> [Recorded data]
================================
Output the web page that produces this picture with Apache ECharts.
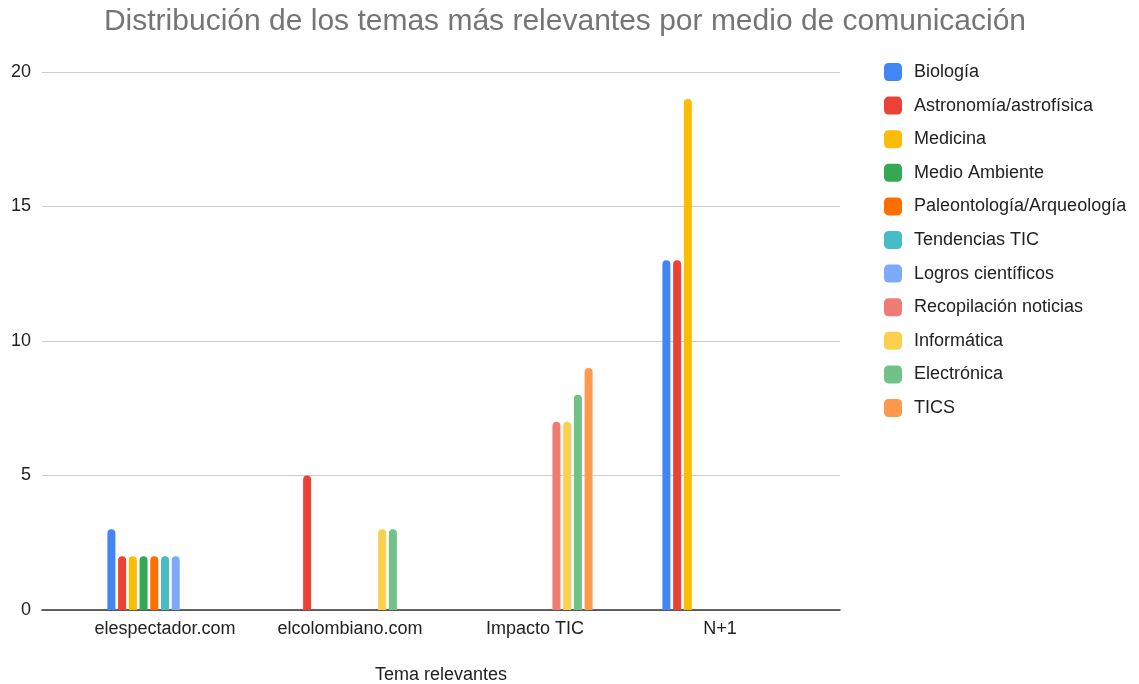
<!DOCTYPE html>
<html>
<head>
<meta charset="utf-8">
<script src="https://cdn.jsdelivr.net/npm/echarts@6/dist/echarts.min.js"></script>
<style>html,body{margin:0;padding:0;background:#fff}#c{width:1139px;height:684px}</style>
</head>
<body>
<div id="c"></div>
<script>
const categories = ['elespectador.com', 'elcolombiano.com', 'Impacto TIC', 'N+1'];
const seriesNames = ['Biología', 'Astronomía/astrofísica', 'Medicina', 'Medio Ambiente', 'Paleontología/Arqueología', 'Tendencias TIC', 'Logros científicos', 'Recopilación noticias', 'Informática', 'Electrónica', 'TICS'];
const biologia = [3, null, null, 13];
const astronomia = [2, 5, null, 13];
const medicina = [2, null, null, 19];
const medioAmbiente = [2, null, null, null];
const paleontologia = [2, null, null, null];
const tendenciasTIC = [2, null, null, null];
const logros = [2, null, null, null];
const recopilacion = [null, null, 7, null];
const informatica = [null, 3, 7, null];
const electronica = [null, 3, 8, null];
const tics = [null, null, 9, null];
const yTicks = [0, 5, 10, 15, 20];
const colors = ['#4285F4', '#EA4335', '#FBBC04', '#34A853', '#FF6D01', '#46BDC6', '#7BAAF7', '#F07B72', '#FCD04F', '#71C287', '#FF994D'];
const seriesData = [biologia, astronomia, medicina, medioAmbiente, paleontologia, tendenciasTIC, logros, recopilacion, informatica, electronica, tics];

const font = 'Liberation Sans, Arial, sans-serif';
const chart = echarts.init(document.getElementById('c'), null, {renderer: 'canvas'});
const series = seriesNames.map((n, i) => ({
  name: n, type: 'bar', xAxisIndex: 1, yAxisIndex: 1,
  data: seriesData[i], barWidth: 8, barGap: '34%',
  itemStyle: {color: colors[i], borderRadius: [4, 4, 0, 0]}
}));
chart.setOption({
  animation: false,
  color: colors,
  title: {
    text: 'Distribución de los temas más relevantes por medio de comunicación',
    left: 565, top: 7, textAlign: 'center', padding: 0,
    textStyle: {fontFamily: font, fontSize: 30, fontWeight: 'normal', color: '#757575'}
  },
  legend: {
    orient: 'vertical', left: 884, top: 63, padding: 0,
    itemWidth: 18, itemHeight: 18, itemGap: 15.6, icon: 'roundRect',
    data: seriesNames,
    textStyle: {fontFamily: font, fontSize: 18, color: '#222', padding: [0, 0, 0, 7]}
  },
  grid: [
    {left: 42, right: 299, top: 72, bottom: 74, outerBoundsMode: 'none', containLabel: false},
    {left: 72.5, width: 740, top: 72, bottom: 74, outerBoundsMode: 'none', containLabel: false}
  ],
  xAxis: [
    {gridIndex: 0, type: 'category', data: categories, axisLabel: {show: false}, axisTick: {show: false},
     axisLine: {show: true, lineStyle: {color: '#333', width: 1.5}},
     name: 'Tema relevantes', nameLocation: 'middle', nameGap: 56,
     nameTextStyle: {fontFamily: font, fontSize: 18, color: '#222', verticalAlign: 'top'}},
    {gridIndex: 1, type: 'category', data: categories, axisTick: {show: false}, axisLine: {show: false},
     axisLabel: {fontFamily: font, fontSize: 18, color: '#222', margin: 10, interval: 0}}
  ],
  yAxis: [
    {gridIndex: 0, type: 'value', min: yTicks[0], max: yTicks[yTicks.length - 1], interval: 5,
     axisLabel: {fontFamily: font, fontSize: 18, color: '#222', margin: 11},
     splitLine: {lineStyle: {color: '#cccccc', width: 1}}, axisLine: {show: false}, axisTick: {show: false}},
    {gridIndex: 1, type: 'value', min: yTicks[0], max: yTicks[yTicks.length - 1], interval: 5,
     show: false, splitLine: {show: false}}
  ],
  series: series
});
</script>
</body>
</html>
================================
> [Required work] Skip the pictures and restate exactly the lines from the beginning of the listing to the line with "informatica, electronica, tics];", that line included.

> [Written solution]
Output the web page that produces this picture with Apache ECharts.
<!DOCTYPE html>
<html>
<head>
<meta charset="utf-8">
<script src="https://cdn.jsdelivr.net/npm/echarts@6/dist/echarts.min.js"></script>
<style>html,body{margin:0;padding:0;background:#fff}#c{width:1139px;height:684px}</style>
</head>
<body>
<div id="c"></div>
<script>
const categories = ['elespectador.com', 'elcolombiano.com', 'Impacto TIC', 'N+1'];
const seriesNames = ['Biología', 'Astronomía/astrofísica', 'Medicina', 'Medio Ambiente', 'Paleontología/Arqueología', 'Tendencias TIC', 'Logros científicos', 'Recopilación noticias', 'Informática', 'Electrónica', 'TICS'];
const biologia = [3, null, null, 13];
const astronomia = [2, 5, null, 13];
const medicina = [2, null, null, 19];
const medioAmbiente = [2, null, null, null];
const paleontologia = [2, null, null, null];
const tendenciasTIC = [2, null, null, null];
const logros = [2, null, null, null];
const recopilacion = [null, null, 7, null];
const informatica = [null, 3, 7, null];
const electronica = [null, 3, 8, null];
const tics = [null, null, 9, null];
const yTicks = [0, 5, 10, 15, 20];
const colors = ['#4285F4', '#EA4335', '#FBBC04', '#34A853', '#FF6D01', '#46BDC6', '#7BAAF7', '#F07B72', '#FCD04F', '#71C287', '#FF994D'];
const seriesData = [biologia, astronomia, medicina, medioAmbiente, paleontologia, tendenciasTIC, logros, recopilacion, informatica, electronica, tics];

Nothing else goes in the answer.